» **DESCRIPTION OF THE TASK**:
Extract each line bearing the word "chart".

» **DATASET SECTION**:
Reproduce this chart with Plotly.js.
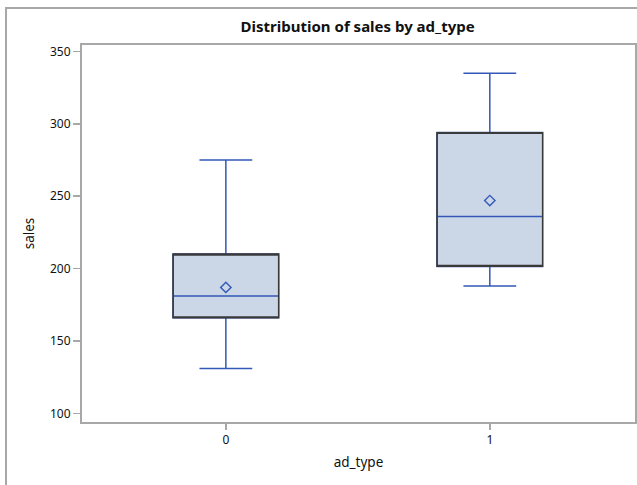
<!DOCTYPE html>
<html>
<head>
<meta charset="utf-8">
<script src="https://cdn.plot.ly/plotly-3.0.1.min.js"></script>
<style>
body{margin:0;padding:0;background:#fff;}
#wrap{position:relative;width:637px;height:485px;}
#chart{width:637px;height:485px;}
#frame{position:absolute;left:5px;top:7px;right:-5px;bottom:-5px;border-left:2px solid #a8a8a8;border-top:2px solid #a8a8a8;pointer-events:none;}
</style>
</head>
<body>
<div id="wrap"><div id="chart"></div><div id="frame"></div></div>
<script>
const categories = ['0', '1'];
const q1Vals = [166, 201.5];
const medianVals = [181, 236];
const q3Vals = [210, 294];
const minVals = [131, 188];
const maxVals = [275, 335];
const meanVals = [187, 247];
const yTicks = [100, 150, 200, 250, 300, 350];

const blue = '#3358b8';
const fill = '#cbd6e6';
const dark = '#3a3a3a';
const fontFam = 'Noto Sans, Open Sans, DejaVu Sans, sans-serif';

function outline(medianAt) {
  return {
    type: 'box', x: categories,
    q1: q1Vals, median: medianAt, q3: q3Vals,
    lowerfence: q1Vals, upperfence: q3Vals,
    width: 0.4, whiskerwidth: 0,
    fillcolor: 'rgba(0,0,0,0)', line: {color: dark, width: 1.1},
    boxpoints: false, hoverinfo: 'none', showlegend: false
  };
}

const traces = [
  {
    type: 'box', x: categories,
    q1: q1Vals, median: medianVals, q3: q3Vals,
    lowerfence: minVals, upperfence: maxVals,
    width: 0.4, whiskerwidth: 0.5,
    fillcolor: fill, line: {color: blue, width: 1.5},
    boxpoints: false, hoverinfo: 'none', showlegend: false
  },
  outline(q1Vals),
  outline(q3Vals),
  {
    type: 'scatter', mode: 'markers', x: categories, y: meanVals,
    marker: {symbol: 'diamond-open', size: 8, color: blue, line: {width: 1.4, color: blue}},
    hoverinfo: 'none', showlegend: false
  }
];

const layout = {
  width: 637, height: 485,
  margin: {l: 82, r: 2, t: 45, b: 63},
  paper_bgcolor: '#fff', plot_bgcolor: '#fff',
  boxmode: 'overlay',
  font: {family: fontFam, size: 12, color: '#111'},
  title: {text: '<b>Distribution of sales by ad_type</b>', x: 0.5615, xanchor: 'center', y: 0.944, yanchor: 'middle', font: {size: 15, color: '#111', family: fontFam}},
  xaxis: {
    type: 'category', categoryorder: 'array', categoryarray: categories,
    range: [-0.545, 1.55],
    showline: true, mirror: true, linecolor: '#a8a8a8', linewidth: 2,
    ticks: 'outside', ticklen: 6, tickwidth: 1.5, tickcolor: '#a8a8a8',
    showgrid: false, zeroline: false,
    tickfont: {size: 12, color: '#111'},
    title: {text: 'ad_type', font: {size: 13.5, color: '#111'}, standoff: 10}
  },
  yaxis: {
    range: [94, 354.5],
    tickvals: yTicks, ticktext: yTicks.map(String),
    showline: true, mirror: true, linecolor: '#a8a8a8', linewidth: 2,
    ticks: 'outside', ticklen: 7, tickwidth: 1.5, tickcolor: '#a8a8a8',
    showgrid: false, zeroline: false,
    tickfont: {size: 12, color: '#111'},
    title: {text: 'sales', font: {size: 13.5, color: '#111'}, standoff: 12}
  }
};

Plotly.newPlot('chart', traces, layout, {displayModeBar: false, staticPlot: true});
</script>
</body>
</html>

» **TASK ANSWER**:
Reproduce this chart with Plotly.js.
#chart{width:637px;height:485px;}
<div id="wrap"><div id="chart"></div><div id="frame"></div></div>
Plotly.newPlot('chart', traces, layout, {displayModeBar: false, staticPlot: true});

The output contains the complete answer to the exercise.